▶ Goal: Copy exactly the lines from the line containing "Give me the Bokeh source for this chart." to the line containing "from bokeh.resources import INLINE", both lines included, and omit any pictures.

▶ Listing:
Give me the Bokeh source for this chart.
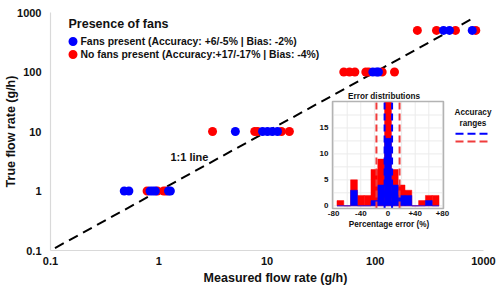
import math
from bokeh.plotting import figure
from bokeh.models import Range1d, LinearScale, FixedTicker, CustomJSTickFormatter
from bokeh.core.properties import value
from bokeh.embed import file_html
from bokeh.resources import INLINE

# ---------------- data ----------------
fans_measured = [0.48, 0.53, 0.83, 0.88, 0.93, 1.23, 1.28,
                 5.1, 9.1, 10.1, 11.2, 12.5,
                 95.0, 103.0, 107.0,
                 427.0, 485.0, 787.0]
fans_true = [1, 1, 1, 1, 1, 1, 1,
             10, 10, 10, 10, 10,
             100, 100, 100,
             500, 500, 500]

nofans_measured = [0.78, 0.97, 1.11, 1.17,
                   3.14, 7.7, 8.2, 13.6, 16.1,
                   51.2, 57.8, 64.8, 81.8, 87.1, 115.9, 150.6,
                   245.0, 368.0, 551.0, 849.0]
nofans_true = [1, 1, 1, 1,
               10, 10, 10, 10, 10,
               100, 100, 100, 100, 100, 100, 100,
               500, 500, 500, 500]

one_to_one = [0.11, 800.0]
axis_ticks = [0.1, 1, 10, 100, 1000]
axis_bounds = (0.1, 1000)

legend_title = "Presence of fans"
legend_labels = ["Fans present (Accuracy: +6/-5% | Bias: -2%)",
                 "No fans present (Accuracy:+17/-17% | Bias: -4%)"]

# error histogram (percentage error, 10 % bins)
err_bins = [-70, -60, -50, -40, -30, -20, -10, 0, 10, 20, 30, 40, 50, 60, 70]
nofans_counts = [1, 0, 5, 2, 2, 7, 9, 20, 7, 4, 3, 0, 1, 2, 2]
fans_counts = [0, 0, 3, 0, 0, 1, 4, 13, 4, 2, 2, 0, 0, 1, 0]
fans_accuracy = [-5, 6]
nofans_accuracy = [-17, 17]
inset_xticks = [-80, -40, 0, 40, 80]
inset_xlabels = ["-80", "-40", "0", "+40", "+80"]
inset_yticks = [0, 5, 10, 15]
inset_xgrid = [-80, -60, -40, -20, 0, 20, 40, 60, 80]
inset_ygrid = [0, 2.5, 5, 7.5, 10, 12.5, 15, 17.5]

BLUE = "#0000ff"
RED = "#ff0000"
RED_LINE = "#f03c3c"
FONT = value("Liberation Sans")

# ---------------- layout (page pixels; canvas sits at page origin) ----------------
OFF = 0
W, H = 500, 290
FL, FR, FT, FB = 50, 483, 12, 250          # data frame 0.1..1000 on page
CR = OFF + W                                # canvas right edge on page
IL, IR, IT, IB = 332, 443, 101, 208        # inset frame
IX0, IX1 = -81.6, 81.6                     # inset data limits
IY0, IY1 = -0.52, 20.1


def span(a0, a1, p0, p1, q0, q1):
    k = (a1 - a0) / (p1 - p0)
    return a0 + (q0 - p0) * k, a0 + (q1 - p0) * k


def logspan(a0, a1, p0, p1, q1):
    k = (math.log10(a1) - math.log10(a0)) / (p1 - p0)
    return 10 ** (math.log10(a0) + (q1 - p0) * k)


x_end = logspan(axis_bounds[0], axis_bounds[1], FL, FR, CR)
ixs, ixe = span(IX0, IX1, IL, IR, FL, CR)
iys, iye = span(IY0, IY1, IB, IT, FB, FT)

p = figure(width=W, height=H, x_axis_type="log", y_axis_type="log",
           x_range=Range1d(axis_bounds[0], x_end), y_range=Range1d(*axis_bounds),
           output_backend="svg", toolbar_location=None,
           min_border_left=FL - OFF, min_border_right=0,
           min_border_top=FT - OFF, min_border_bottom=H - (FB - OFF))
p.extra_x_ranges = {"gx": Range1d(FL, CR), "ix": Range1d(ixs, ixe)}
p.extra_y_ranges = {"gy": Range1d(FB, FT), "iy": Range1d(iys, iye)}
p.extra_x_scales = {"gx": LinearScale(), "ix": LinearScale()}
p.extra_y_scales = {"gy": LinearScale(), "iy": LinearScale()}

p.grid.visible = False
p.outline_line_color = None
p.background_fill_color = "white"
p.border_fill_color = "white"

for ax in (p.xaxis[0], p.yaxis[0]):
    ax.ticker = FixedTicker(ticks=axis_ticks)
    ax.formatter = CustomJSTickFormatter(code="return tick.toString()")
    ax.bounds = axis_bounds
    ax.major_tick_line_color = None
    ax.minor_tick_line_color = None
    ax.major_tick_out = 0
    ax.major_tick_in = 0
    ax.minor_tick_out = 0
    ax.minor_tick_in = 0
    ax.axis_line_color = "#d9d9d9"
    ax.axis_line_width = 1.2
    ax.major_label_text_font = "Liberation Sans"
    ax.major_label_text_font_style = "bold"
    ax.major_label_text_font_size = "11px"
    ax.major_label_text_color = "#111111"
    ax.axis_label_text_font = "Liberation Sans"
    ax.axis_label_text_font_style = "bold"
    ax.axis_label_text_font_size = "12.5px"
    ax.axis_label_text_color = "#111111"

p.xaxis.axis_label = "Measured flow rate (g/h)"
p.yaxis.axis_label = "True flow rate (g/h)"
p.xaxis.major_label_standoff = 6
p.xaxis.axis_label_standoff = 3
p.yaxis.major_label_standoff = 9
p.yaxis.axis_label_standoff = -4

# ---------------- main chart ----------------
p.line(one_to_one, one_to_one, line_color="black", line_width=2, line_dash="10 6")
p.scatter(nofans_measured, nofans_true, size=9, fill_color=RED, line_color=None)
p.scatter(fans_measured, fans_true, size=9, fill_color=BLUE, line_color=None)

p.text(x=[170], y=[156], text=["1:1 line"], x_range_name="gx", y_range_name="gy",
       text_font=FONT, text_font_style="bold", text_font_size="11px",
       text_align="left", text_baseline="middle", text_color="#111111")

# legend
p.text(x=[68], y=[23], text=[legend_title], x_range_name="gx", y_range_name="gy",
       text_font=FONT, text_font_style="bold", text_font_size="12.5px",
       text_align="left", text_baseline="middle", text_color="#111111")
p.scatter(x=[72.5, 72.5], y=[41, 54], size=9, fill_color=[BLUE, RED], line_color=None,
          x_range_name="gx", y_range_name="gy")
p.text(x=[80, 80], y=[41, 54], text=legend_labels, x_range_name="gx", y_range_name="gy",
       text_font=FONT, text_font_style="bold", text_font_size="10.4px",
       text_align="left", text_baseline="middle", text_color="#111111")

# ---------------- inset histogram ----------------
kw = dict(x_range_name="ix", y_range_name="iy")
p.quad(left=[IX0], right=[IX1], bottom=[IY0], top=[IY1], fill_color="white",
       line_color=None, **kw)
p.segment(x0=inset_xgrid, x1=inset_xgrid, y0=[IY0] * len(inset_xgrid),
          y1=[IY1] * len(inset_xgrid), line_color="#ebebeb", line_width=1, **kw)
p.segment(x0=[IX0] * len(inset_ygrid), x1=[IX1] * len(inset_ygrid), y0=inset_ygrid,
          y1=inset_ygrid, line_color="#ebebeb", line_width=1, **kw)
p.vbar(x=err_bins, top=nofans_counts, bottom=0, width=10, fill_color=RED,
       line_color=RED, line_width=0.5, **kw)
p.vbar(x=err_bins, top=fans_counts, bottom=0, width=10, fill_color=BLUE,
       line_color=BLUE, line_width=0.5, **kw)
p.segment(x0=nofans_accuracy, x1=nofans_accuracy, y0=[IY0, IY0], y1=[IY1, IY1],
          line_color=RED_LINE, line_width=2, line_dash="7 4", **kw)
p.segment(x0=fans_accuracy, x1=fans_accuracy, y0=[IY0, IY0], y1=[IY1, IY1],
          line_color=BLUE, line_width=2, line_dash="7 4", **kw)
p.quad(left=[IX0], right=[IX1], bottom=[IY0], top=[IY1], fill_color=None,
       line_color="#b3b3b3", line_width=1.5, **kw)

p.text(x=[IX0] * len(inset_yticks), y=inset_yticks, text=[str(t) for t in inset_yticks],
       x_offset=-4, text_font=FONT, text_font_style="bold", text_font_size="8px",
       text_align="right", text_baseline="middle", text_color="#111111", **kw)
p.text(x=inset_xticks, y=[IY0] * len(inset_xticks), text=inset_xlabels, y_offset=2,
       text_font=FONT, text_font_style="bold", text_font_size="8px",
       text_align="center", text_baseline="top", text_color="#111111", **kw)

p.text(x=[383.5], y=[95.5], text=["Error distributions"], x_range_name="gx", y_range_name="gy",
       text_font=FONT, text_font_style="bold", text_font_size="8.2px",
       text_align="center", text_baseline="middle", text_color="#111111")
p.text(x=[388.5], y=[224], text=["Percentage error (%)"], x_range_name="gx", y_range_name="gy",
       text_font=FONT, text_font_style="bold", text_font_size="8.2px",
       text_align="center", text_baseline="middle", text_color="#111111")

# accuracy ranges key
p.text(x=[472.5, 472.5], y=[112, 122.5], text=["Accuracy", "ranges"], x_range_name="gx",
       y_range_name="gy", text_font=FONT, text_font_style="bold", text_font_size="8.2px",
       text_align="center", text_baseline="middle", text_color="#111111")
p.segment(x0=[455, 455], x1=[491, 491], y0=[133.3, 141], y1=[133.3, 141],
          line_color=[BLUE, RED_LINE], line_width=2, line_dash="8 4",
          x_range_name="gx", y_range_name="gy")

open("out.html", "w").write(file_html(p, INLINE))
...
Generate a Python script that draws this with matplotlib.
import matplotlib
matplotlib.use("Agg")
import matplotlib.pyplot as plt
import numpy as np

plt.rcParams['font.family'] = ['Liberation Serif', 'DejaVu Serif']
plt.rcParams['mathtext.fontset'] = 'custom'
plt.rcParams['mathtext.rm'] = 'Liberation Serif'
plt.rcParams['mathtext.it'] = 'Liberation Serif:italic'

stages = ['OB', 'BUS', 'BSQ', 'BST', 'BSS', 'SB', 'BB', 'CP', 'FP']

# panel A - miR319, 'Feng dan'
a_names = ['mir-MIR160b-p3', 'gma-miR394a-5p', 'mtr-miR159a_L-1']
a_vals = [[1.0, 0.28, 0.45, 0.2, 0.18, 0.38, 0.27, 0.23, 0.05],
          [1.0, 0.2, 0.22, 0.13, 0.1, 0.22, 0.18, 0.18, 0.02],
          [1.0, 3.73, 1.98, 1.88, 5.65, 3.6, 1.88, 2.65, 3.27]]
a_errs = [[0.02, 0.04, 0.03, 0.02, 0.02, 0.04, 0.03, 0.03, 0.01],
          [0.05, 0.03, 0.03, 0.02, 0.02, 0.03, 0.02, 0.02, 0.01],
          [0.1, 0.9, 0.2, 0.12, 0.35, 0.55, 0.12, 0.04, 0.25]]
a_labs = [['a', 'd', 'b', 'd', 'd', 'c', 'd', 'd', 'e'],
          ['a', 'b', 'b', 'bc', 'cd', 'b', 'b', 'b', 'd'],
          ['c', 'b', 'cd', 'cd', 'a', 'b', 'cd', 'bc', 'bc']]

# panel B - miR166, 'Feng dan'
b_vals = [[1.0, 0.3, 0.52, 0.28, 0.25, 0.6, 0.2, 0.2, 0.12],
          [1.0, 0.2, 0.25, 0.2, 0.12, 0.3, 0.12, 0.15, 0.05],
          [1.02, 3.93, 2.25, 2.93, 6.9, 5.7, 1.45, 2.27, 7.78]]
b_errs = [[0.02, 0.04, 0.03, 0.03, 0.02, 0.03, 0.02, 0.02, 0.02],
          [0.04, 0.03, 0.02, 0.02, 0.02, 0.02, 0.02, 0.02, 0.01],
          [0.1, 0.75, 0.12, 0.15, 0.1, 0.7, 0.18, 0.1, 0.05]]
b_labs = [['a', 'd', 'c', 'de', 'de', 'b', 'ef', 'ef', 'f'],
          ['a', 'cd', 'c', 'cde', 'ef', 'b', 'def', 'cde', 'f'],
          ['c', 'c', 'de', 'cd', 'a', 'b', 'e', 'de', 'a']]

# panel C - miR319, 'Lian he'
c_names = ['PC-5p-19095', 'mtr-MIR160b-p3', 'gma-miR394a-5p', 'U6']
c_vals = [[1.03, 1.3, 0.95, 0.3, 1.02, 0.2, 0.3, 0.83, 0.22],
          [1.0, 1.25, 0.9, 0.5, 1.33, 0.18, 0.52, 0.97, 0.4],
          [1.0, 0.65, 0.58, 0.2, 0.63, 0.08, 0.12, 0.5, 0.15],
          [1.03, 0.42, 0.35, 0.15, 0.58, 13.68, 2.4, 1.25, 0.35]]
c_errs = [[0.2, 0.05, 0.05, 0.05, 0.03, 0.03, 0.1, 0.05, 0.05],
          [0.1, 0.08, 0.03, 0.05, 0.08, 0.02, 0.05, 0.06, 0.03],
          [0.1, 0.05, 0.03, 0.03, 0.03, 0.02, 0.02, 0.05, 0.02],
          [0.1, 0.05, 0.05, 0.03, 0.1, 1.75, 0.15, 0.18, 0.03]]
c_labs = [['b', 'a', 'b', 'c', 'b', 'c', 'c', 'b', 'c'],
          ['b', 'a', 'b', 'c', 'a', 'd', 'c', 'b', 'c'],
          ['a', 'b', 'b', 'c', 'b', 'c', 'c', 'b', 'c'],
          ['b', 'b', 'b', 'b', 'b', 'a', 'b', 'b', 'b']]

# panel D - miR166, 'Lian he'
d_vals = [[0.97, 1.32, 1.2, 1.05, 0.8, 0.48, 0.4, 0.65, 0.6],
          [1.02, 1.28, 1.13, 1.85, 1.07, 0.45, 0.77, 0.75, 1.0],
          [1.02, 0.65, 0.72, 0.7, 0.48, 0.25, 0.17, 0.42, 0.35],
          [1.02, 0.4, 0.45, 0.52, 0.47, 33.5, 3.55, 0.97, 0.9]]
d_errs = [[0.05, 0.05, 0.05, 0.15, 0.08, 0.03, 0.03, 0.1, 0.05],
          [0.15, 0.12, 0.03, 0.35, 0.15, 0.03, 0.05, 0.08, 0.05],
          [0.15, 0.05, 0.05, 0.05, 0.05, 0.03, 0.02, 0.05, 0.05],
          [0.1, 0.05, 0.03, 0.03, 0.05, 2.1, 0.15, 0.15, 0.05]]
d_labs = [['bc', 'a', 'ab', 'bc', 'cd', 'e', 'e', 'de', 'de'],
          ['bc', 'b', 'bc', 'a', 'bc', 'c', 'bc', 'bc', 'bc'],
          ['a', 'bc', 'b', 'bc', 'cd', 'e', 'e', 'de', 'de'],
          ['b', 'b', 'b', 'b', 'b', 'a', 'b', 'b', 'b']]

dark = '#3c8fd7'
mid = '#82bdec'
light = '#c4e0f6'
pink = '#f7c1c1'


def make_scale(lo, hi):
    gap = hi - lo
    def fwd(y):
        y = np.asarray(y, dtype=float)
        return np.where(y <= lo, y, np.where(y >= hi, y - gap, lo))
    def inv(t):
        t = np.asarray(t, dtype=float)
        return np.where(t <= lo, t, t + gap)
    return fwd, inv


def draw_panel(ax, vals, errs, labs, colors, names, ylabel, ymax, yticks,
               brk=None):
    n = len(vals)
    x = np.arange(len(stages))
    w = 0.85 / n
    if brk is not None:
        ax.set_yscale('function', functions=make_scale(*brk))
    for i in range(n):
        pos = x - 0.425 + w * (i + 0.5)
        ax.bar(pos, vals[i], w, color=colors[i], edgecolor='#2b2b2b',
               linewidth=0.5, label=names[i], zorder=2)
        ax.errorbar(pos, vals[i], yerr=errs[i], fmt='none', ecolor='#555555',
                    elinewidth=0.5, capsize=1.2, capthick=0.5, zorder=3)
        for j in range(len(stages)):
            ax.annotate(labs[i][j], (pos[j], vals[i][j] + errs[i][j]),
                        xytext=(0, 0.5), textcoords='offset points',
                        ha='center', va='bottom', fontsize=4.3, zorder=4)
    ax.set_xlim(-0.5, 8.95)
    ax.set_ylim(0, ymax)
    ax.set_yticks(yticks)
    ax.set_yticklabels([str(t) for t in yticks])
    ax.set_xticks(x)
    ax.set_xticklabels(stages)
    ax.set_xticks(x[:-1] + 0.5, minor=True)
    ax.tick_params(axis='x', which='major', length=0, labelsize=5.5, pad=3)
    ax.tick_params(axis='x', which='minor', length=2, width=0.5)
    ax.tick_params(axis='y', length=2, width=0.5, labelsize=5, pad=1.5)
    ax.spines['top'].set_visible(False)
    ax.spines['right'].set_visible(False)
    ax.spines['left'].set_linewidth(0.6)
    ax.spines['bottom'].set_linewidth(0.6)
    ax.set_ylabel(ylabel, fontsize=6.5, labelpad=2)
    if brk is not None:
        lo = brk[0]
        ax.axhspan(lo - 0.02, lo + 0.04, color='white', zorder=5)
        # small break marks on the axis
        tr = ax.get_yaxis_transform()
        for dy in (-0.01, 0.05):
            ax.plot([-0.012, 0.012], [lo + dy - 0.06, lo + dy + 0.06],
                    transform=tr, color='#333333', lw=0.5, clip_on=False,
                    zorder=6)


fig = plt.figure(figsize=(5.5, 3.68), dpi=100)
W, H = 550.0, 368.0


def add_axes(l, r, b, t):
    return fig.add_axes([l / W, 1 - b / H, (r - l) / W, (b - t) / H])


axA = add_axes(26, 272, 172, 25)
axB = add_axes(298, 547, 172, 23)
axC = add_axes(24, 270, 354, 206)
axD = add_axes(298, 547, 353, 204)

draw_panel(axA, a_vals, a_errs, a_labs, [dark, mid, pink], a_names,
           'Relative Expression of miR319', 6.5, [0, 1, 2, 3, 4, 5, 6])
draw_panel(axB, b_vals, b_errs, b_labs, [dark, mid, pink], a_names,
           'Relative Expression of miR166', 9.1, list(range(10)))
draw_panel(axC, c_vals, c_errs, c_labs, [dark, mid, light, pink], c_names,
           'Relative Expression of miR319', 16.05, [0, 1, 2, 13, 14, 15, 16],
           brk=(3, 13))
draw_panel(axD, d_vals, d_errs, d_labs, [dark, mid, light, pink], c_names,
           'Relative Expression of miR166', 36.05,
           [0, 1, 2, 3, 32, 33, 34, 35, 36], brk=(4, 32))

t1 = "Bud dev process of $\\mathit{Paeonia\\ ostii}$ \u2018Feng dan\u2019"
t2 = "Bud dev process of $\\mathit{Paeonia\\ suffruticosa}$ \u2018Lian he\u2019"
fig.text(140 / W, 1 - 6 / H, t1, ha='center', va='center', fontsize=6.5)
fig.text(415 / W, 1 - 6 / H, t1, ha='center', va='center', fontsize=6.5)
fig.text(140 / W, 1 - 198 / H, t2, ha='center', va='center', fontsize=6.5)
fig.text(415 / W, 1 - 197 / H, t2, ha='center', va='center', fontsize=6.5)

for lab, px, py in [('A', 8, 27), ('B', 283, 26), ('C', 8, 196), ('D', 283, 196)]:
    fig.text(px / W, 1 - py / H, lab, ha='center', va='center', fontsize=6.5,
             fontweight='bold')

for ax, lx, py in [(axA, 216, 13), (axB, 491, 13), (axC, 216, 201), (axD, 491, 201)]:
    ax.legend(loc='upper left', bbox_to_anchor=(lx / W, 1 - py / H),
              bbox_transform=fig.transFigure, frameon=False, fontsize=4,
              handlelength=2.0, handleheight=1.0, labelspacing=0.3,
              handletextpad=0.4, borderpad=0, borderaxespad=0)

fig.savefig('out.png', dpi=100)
--
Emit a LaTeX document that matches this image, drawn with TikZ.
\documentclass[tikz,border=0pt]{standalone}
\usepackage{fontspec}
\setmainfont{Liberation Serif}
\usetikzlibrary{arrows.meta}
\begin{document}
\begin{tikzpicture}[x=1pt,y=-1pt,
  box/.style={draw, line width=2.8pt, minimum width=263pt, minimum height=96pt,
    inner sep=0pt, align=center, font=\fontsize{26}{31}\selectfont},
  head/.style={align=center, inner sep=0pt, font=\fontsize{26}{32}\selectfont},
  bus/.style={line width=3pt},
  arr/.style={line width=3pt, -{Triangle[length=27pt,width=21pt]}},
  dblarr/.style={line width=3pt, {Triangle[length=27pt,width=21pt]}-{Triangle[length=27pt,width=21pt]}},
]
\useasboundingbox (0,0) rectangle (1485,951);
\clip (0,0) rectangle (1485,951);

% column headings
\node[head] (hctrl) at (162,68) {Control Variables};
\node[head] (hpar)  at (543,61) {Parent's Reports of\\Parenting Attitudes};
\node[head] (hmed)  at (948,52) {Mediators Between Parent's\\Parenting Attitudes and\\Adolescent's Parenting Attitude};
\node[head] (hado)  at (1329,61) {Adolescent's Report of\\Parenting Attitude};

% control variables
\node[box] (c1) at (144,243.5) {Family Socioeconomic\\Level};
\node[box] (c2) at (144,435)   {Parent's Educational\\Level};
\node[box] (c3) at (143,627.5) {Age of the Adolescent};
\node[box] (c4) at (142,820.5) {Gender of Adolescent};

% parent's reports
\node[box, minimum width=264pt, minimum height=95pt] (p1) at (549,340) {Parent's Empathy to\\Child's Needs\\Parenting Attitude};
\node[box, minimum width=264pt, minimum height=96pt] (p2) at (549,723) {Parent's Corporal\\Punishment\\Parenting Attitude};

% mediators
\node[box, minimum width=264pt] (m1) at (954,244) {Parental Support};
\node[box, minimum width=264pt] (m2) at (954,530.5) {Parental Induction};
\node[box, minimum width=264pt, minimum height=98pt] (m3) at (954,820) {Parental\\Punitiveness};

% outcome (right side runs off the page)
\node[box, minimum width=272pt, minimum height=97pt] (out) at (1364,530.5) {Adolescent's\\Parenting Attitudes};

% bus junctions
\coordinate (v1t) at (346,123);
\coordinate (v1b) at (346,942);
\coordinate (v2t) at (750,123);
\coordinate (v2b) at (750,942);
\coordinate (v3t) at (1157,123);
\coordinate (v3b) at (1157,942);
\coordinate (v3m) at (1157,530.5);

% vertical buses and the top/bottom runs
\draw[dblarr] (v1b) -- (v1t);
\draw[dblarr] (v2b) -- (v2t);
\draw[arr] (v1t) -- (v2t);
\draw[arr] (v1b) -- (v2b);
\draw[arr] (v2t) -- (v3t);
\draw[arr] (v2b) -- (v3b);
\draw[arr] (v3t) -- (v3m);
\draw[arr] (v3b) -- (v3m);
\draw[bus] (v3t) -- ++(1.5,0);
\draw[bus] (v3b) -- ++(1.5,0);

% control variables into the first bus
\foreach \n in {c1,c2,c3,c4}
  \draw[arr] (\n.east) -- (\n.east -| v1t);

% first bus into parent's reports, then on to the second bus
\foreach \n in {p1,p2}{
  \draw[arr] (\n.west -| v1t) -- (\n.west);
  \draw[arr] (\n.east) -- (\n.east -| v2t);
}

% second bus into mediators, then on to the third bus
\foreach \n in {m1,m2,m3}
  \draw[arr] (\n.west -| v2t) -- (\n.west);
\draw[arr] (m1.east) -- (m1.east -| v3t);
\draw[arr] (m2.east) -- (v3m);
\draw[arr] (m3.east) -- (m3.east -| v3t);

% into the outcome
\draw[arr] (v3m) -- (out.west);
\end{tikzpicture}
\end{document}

▶ Answer below:
Give me the Bokeh source for this chart.
import math
from bokeh.plotting import figure
from bokeh.models import Range1d, LinearScale, FixedTicker, CustomJSTickFormatter
from bokeh.core.properties import value
from bokeh.embed import file_html
from bokeh.resources import INLINE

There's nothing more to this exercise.